June 2018 Issue
by Caleb Talley
More than a century and a half ago, as our country stood on the verge of civil war, President Abraham Lincoln urged his fellow Americans to summon “the better angels of our nature.” He pled for civility, the cultural tenet of respect for those with whom they disagreed, before committing to the dissolution of the Union.
Lincoln’s plea fell on deaf ears, and our country plunged into one of the most bitter and divisive periods of its history. In present day, yet again, pleas for civility seem to fall on deaf ears.
Civility in political discourse is fleeting, if it hasn’t already disappeared entirely. Civility was critical in moving our young country – composed of different states made up of people with divergent opinions – forward. How could a pluralistic democracy move forward through turbulent times without respect for fellow politicians and citizens of differing views?
It can’t. And we’ve seen the absence of civility in the public sphere play out in our day-to-day lives, from the conversations we have online to the conversations we choose not to have with our neighbors.
But we have an opportunity to buck the trend. And there’s no better time to try than now.
The primary elections are over. And save for some runoffs, our party nominees are set and have their eyes on the November general election.
Now, the gloves can come off. After squaring off against candidates with the same political affiliation, office-seekers can unload on an easy partisan foe. Candidates who spent months pretending to be more or less conservative or liberal than they really are can loosen their collars, knowing they can now comfortably retreat to their bases.

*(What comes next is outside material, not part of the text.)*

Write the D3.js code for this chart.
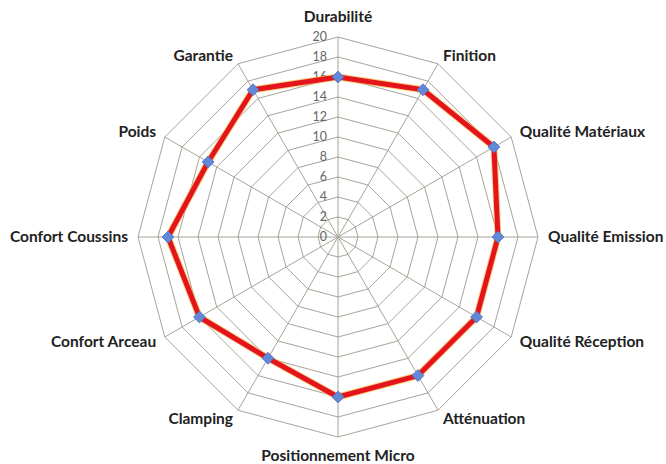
<!DOCTYPE html>
<html>
<head>
<meta charset="utf-8">
<script src="https://cdn.jsdelivr.net/npm/d3@7"></script>
<style>
  body { margin: 0; background: #fff; }
  svg { display: block; }
  .lbl { font-family: Lato, "Open Sans", sans-serif; font-weight: bold; font-size: 15.5px; fill: #222; }
  .tick { font-family: Lato, "Open Sans", sans-serif; font-size: 12.5px; fill: #666; }
</style>
</head>
<body>
<div id="chart"></div>
<script>
// data
let criteria = ["Durabilité", "Finition", "Qualité Matériaux", "Qualité Emission",
  "Qualité Réception", "Atténuation", "Positionnement Micro", "Clamping",
  "Confort Arceau", "Confort Coussins", "Poids", "Garantie"];
let scores = [16, 17, 18, 16, 16, 16, 16, 14, 16, 17, 15, 17];
let tickValues = [0, 2, 4, 6, 8, 10, 12, 14, 16, 18, 20];

let width = 666, height = 464;
let cx = 338, cy = 237, radius = 200;

let svg = d3.select("#chart").append("svg")
  .attr("width", width)
  .attr("height", height);

let g = svg.append("g").attr("transform", "translate(" + cx + "," + cy + ")");

let r = d3.scaleLinear().domain([0, 20]).range([0, radius]);
let angle = d3.scaleLinear().domain([0, criteria.length]).range([0, 2 * Math.PI]);

function px(i, v) { return r(v) * Math.sin(angle(i)); }
function py(i, v) { return -r(v) * Math.cos(angle(i)); }

// grid rings
let ring = d3.lineRadial()
  .angle(function(d, i) { return angle(i); })
  .radius(function(d) { return r(d); })
  .curve(d3.curveLinearClosed);

g.append("g").selectAll("path")
  .data(tickValues.filter(function(t) { return t > 0; }))
  .enter().append("path")
  .attr("d", function(t) { return ring(criteria.map(function() { return t; })); })
  .attr("fill", "none")
  .attr("stroke", "#a8a49a")
  .attr("stroke-width", 1);

// spokes
g.append("g").selectAll("line")
  .data(criteria)
  .enter().append("line")
  .attr("x1", 0).attr("y1", 0)
  .attr("x2", function(d, i) { return px(i, 20); })
  .attr("y2", function(d, i) { return py(i, 20); })
  .attr("stroke", "#a8a49a")
  .attr("stroke-width", 1);

// tick labels along top axis
g.append("g").selectAll("text")
  .data(tickValues)
  .enter().append("text")
  .attr("class", "tick")
  .attr("x", -11)
  .attr("y", function(t) { return -r(t); })
  .attr("dy", "0.35em")
  .attr("text-anchor", "end")
  .text(function(t) { return t; });

// series line
let line = d3.lineRadial()
  .angle(function(d, i) { return angle(i); })
  .radius(function(d) { return r(d); })
  .curve(d3.curveLinearClosed);

g.append("path")
  .attr("d", line(scores))
  .attr("fill", "none")
  .attr("stroke", "#f5b030")
  .attr("stroke-width", 7)
  .attr("stroke-linejoin", "round")
  .attr("opacity", 0.6);

g.append("path")
  .attr("d", line(scores))
  .attr("fill", "none")
  .attr("stroke", "#e3141c")
  .attr("stroke-width", 5)
  .attr("stroke-linejoin", "round");

// markers
let diamond = d3.symbol().type(d3.symbolDiamond2).size(90);
g.append("g").selectAll("path")
  .data(scores)
  .enter().append("path")
  .attr("d", diamond)
  .attr("transform", function(d, i) { return "translate(" + px(i, d) + "," + py(i, d) + ")"; })
  .attr("fill", "#6288d8")
  .attr("stroke", "#4a6fc0")
  .attr("stroke-width", 0.8);

// category labels
let labelR = 210;
g.append("g").selectAll("text")
  .data(criteria)
  .enter().append("text")
  .attr("class", "lbl")
  .attr("x", function(d, i) { return labelR * Math.sin(angle(i)); })
  .attr("y", function(d, i) {
    let y = -labelR * Math.cos(angle(i));
    if (i == 0) y -= 10;
    if (i == 6) y += 9;
    return y;
  })
  .attr("dy", "0.35em")
  .attr("text-anchor", function(d, i) {
    let s = Math.sin(angle(i));
    if (Math.abs(s) < 0.01) return "middle";
    return s > 0 ? "start" : "end";
  })
  .text(function(d) { return d; });
</script>
</body>
</html>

Liberal Republicans and conservative Democrats, for the most part, have been shown the door. Partisan bias has seen to it that we have been wholly sorted out into two, distinct political tribes. It no longer matters what’s right or wrong, what’s fact or fiction, so long as you’re a faithful member of your tribe.
And with everyone sorted out into their own political tribes, the enemy is apparent. The stage is set. The partisan war can begin, and the goal is to win at all costs.
But it doesn’t have to be that way. We’re Arkansans. We’re better than that. And if anyone can restore political civility, it’s us. Right?
Perhaps. But as a society, we’ve let political ideology come to define us and determine how we treat others. This may not apply to everyone – you may think you’re immune. But studies suggest it’s incredibly common. Research has shown that partisan bias may have more influence on how Americans behave than race and ethnicity.
Through his research, famed political scientist Shanto Iyengar found it extremely rare for a Republican to marry a Democrat, and vice versa. Likewise, it was even rarer for children to have a different political affiliation than both of their parents.
In one experiment, Iyengar gave participants $10 and asked how much of that money they wanted to give other participants. Results showed that individuals were much more willing to give money to someone who supported the same political party.
The same was the case when participants were asked to award figurative scholarships to students they had never met. Participants were way more likely to award a scholarship to a student of the same political party, regardless of their GPA or qualifications.
Partisanship, he found, has become one of the most powerful forces in American life.
We’ve been encouraged by external forces like biased websites, programs and talk radio to hold increasingly negative opinions of those of an opposing party. Partisanship has fueled negative judgments on people based solely on perceived political identification.
At almost every level, the political has become personal. And far too many see it as a zero-sum game.
If we allow vicious partisanship to become the new normal, it could have devastating consequences on democratic governance. This mentality that has taken ahold of so many Americans is the very reason George Washington, in his farewell address, warned us of a system that relied so heavily on political parties.
No one political party has a monopoly on common sense. No one party has all the right answers. There is no weakness in working together, learning from one another and listening to what the other side has to say.
It’s time we get back to a responsible middle. It’s time we get away from the computer screens and back to the dinner table, opening up meaningful lines of respectful conversation with those with whom we may not always agree.
We all want what’s best for Arkansas, even if we have different ideas about how that’s achieved. It’s time to set a new precedent. As Arkansans, let’s be an example for the rest of the country by summoning our better angels and restoring political civility this election year.